[TASK STATEMENT]
Copy everything in the data below exactly except the pictures.

[DATASET SECTION]
* BEGIN *
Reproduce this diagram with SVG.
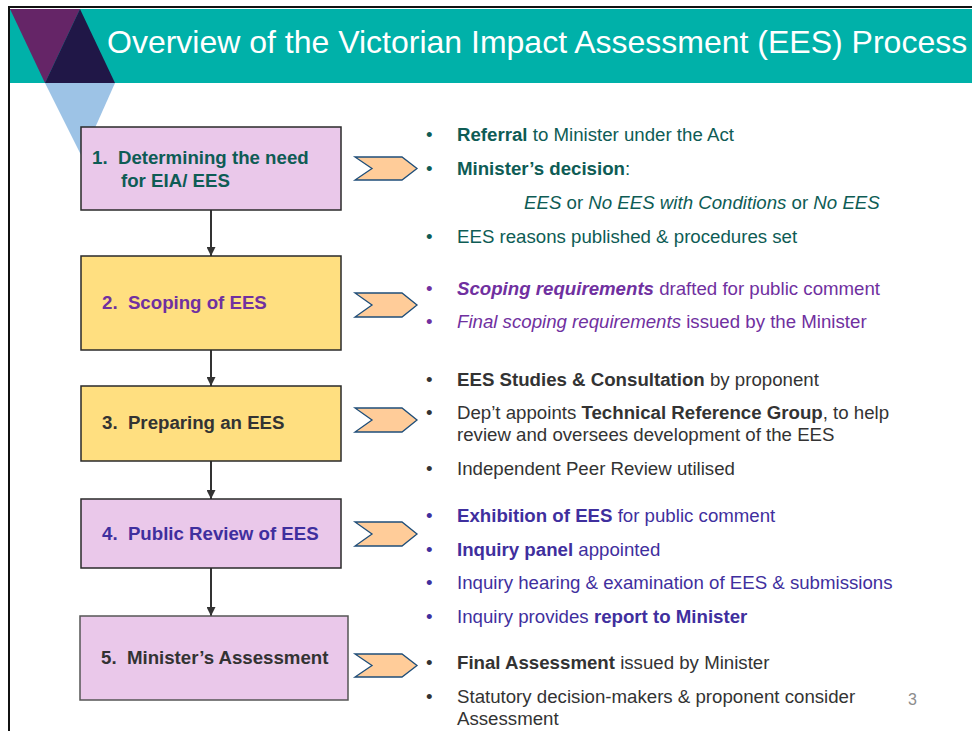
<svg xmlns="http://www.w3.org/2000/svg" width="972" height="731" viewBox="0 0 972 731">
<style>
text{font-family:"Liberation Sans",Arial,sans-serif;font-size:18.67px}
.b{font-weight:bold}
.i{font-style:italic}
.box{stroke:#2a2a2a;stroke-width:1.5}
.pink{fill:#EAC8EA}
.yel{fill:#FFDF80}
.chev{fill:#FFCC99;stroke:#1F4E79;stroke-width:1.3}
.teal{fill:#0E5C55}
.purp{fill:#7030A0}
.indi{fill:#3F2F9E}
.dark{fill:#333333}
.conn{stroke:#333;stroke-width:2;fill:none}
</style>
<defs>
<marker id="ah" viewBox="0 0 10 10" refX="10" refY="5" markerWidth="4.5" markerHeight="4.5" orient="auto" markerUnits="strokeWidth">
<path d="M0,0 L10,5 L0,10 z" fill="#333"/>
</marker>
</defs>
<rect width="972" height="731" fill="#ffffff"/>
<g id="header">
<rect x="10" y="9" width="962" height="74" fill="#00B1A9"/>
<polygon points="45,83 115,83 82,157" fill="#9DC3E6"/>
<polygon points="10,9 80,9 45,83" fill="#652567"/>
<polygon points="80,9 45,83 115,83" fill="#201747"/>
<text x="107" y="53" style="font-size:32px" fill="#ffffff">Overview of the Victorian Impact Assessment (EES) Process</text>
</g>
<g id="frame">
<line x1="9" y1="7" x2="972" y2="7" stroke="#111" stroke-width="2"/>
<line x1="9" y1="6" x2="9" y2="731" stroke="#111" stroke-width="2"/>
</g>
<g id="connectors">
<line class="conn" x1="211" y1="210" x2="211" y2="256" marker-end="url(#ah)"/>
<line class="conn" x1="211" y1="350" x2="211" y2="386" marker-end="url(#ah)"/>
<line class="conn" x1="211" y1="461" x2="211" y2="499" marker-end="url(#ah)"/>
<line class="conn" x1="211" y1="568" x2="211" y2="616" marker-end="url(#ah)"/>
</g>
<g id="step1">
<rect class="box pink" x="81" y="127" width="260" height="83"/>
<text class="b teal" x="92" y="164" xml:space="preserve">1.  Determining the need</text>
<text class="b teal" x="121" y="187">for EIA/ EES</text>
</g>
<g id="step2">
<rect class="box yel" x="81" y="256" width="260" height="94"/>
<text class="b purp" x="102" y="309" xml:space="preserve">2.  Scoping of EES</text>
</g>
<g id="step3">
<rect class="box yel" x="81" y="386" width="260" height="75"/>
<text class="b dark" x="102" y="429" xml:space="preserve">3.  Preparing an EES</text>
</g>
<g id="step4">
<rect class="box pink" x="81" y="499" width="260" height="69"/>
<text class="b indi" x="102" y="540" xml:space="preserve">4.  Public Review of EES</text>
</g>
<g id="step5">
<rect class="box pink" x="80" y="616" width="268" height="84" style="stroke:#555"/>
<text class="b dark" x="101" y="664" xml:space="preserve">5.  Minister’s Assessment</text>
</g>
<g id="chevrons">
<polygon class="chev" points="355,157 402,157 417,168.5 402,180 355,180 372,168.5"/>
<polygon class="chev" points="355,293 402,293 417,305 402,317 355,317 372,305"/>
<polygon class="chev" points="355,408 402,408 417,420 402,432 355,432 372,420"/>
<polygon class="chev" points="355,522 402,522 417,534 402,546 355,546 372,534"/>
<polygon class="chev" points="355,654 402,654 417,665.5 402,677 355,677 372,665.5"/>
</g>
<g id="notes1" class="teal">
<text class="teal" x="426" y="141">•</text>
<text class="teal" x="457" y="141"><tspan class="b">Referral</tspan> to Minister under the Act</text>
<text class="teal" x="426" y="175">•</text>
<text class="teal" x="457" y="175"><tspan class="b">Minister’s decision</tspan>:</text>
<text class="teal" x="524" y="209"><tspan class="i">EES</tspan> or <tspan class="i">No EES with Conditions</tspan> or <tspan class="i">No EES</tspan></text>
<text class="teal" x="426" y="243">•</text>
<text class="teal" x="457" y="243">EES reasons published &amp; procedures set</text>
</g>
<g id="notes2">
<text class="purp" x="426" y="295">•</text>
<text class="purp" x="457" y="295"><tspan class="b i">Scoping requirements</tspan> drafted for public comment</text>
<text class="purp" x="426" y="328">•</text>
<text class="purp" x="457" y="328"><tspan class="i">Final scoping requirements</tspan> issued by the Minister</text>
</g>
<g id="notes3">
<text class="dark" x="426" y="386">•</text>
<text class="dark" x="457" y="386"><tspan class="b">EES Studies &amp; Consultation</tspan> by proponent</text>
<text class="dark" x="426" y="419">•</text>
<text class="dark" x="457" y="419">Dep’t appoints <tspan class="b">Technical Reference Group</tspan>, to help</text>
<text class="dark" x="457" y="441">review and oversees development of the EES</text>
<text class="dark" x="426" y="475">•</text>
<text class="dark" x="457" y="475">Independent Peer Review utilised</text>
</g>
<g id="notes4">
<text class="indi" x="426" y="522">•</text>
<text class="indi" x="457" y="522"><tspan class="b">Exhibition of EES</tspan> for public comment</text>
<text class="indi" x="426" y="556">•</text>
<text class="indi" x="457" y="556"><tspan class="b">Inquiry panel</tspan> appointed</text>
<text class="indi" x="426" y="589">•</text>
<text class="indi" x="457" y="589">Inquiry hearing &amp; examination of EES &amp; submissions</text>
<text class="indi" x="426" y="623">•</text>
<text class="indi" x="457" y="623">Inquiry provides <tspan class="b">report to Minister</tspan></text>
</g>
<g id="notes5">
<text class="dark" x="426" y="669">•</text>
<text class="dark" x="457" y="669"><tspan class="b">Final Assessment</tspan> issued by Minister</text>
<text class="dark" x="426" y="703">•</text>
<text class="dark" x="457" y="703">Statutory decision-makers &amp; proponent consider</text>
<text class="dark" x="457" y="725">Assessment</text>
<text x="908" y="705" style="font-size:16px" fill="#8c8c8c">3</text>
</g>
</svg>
* END *
[RESPONSE TO THIS TASK]
Reproduce this diagram with SVG.
<svg xmlns="http://www.w3.org/2000/svg" width="972" height="731" viewBox="0 0 972 731">
<style>
text{font-family:"Liberation Sans",Arial,sans-serif;font-size:18.67px}
.b{font-weight:bold}
.i{font-style:italic}
.box{stroke:#2a2a2a;stroke-width:1.5}
.pink{fill:#EAC8EA}
.yel{fill:#FFDF80}
.chev{fill:#FFCC99;stroke:#1F4E79;stroke-width:1.3}
.teal{fill:#0E5C55}
.purp{fill:#7030A0}
.indi{fill:#3F2F9E}
.dark{fill:#333333}
.conn{stroke:#333;stroke-width:2;fill:none}
</style>
<defs>
<marker id="ah" viewBox="0 0 10 10" refX="10" refY="5" markerWidth="4.5" markerHeight="4.5" orient="auto" markerUnits="strokeWidth">
<path d="M0,0 L10,5 L0,10 z" fill="#333"/>
</marker>
</defs>
<rect width="972" height="731" fill="#ffffff"/>
<g id="header">
<rect x="10" y="9" width="962" height="74" fill="#00B1A9"/>
<polygon points="45,83 115,83 82,157" fill="#9DC3E6"/>
<polygon points="10,9 80,9 45,83" fill="#652567"/>
<polygon points="80,9 45,83 115,83" fill="#201747"/>
<text x="107" y="53" style="font-size:32px" fill="#ffffff">Overview of the Victorian Impact Assessment (EES) Process</text>
</g>
<g id="frame">
<line x1="9" y1="7" x2="972" y2="7" stroke="#111" stroke-width="2"/>
<line x1="9" y1="6" x2="9" y2="731" stroke="#111" stroke-width="2"/>
</g>
<g id="connectors">
<line class="conn" x1="211" y1="210" x2="211" y2="256" marker-end="url(#ah)"/>
<line class="conn" x1="211" y1="350" x2="211" y2="386" marker-end="url(#ah)"/>
<line class="conn" x1="211" y1="461" x2="211" y2="499" marker-end="url(#ah)"/>
<line class="conn" x1="211" y1="568" x2="211" y2="616" marker-end="url(#ah)"/>
</g>
<g id="step1">
<rect class="box pink" x="81" y="127" width="260" height="83"/>
<text class="b teal" x="92" y="164" xml:space="preserve">1.  Determining the need</text>
<text class="b teal" x="121" y="187">for EIA/ EES</text>
</g>
<g id="step2">
<rect class="box yel" x="81" y="256" width="260" height="94"/>
<text class="b purp" x="102" y="309" xml:space="preserve">2.  Scoping of EES</text>
</g>
<g id="step3">
<rect class="box yel" x="81" y="386" width="260" height="75"/>
<text class="b dark" x="102" y="429" xml:space="preserve">3.  Preparing an EES</text>
</g>
<g id="step4">
<rect class="box pink" x="81" y="499" width="260" height="69"/>
<text class="b indi" x="102" y="540" xml:space="preserve">4.  Public Review of EES</text>
</g>
<g id="step5">
<rect class="box pink" x="80" y="616" width="268" height="84" style="stroke:#555"/>
<text class="b dark" x="101" y="664" xml:space="preserve">5.  Minister’s Assessment</text>
</g>
<g id="chevrons">
<polygon class="chev" points="355,157 402,157 417,168.5 402,180 355,180 372,168.5"/>
<polygon class="chev" points="355,293 402,293 417,305 402,317 355,317 372,305"/>
<polygon class="chev" points="355,408 402,408 417,420 402,432 355,432 372,420"/>
<polygon class="chev" points="355,522 402,522 417,534 402,546 355,546 372,534"/>
<polygon class="chev" points="355,654 402,654 417,665.5 402,677 355,677 372,665.5"/>
</g>
<g id="notes1" class="teal">
<text class="teal" x="426" y="141">•</text>
<text class="teal" x="457" y="141"><tspan class="b">Referral</tspan> to Minister under the Act</text>
<text class="teal" x="426" y="175">•</text>
<text class="teal" x="457" y="175"><tspan class="b">Minister’s decision</tspan>:</text>
<text class="teal" x="524" y="209"><tspan class="i">EES</tspan> or <tspan class="i">No EES with Conditions</tspan> or <tspan class="i">No EES</tspan></text>
<text class="teal" x="426" y="243">•</text>
<text class="teal" x="457" y="243">EES reasons published &amp; procedures set</text>
</g>
<g id="notes2">
<text class="purp" x="426" y="295">•</text>
<text class="purp" x="457" y="295"><tspan class="b i">Scoping requirements</tspan> drafted for public comment</text>
<text class="purp" x="426" y="328">•</text>
<text class="purp" x="457" y="328"><tspan class="i">Final scoping requirements</tspan> issued by the Minister</text>
</g>
<g id="notes3">
<text class="dark" x="426" y="386">•</text>
<text class="dark" x="457" y="386"><tspan class="b">EES Studies &amp; Consultation</tspan> by proponent</text>
<text class="dark" x="426" y="419">•</text>
<text class="dark" x="457" y="419">Dep’t appoints <tspan class="b">Technical Reference Group</tspan>, to help</text>
<text class="dark" x="457" y="441">review and oversees development of the EES</text>
<text class="dark" x="426" y="475">•</text>
<text class="dark" x="457" y="475">Independent Peer Review utilised</text>
</g>
<g id="notes4">
<text class="indi" x="426" y="522">•</text>
<text class="indi" x="457" y="522"><tspan class="b">Exhibition of EES</tspan> for public comment</text>
<text class="indi" x="426" y="556">•</text>
<text class="indi" x="457" y="556"><tspan class="b">Inquiry panel</tspan> appointed</text>
<text class="indi" x="426" y="589">•</text>
<text class="indi" x="457" y="589">Inquiry hearing &amp; examination of EES &amp; submissions</text>
<text class="indi" x="426" y="623">•</text>
<text class="indi" x="457" y="623">Inquiry provides <tspan class="b">report to Minister</tspan></text>
</g>
<g id="notes5">
<text class="dark" x="426" y="669">•</text>
<text class="dark" x="457" y="669"><tspan class="b">Final Assessment</tspan> issued by Minister</text>
<text class="dark" x="426" y="703">•</text>
<text class="dark" x="457" y="703">Statutory decision-makers &amp; proponent consider</text>
<text class="dark" x="457" y="725">Assessment</text>
<text x="908" y="705" style="font-size:16px" fill="#8c8c8c">3</text>
</g>
</svg>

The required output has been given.